▶ Stated exercise
Only the lines from the top of the listing below to the line that has "(zero) at (1829,870)" should be echoed, with both ends kept and pictures left out.
BEGIN Data extract
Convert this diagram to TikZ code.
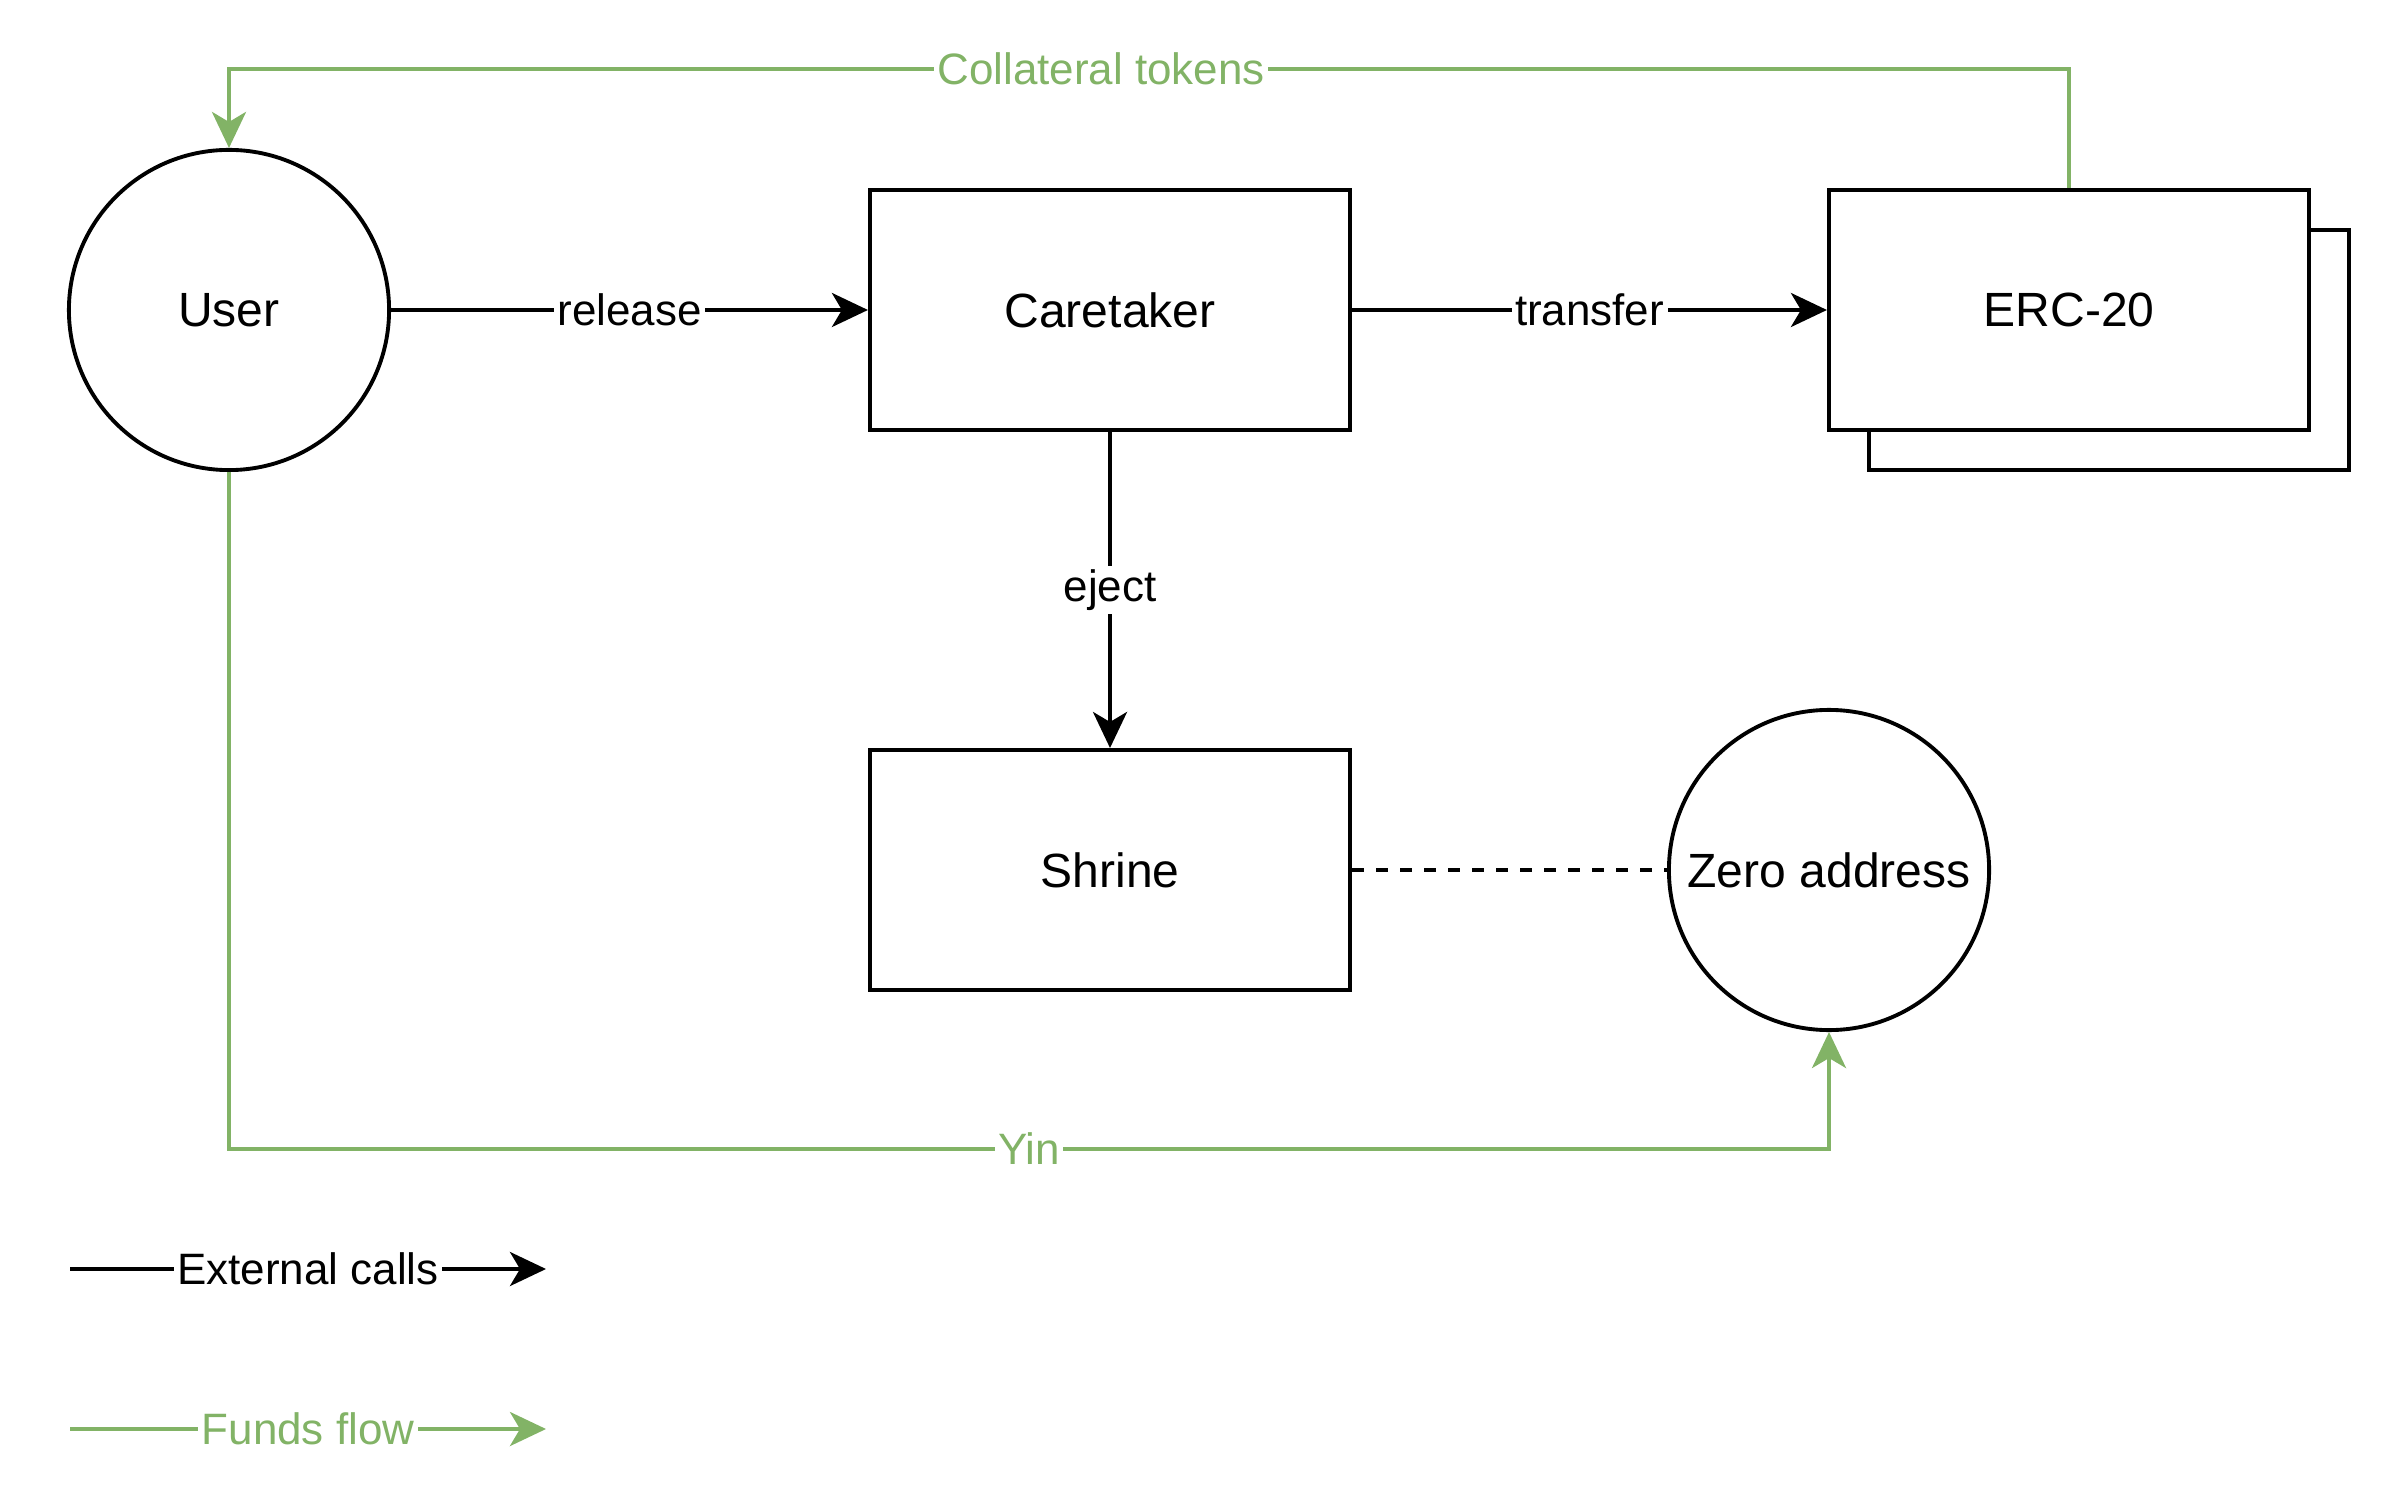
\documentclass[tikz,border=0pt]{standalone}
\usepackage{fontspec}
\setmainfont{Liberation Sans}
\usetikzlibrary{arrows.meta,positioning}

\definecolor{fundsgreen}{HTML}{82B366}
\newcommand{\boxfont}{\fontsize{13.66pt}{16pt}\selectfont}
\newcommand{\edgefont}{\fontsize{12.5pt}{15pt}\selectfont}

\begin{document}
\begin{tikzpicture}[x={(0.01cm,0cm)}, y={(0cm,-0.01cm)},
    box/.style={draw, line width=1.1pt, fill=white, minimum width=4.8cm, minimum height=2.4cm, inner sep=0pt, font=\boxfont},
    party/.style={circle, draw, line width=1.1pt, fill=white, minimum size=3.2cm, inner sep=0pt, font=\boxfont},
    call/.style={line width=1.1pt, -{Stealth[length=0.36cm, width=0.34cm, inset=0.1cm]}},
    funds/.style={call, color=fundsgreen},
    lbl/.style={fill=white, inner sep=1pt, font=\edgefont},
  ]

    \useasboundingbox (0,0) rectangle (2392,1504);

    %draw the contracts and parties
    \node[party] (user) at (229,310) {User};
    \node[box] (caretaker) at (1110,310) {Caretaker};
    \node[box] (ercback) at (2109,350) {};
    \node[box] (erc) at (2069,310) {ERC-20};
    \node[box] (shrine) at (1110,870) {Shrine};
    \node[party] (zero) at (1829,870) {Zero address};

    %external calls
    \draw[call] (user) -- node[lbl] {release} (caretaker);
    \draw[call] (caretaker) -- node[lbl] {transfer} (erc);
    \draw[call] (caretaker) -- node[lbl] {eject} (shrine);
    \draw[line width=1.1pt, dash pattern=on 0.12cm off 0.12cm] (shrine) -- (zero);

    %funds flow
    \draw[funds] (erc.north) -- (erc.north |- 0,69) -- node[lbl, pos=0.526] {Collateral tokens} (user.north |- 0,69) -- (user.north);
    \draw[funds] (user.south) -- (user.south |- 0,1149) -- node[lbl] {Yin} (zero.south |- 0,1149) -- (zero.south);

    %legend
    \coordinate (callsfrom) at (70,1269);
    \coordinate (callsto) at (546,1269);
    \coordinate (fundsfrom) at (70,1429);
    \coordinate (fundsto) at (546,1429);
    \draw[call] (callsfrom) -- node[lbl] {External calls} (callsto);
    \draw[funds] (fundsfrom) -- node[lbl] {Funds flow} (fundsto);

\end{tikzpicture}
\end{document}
END Data extract
▶ Solution for this exercise
Convert this diagram to TikZ code.
\documentclass[tikz,border=0pt]{standalone}
\usepackage{fontspec}
\setmainfont{Liberation Sans}
\usetikzlibrary{arrows.meta,positioning}

\definecolor{fundsgreen}{HTML}{82B366}
\newcommand{\boxfont}{\fontsize{13.66pt}{16pt}\selectfont}
\newcommand{\edgefont}{\fontsize{12.5pt}{15pt}\selectfont}

\begin{document}
\begin{tikzpicture}[x={(0.01cm,0cm)}, y={(0cm,-0.01cm)},
    box/.style={draw, line width=1.1pt, fill=white, minimum width=4.8cm, minimum height=2.4cm, inner sep=0pt, font=\boxfont},
    party/.style={circle, draw, line width=1.1pt, fill=white, minimum size=3.2cm, inner sep=0pt, font=\boxfont},
    call/.style={line width=1.1pt, -{Stealth[length=0.36cm, width=0.34cm, inset=0.1cm]}},
    funds/.style={call, color=fundsgreen},
    lbl/.style={fill=white, inner sep=1pt, font=\edgefont},
  ]

    \useasboundingbox (0,0) rectangle (2392,1504);

    %draw the contracts and parties
    \node[party] (user) at (229,310) {User};
    \node[box] (caretaker) at (1110,310) {Caretaker};
    \node[box] (ercback) at (2109,350) {};
    \node[box] (erc) at (2069,310) {ERC-20};
    \node[box] (shrine) at (1110,870) {Shrine};
    \node[party] (zero) at (1829,870) {Zero address};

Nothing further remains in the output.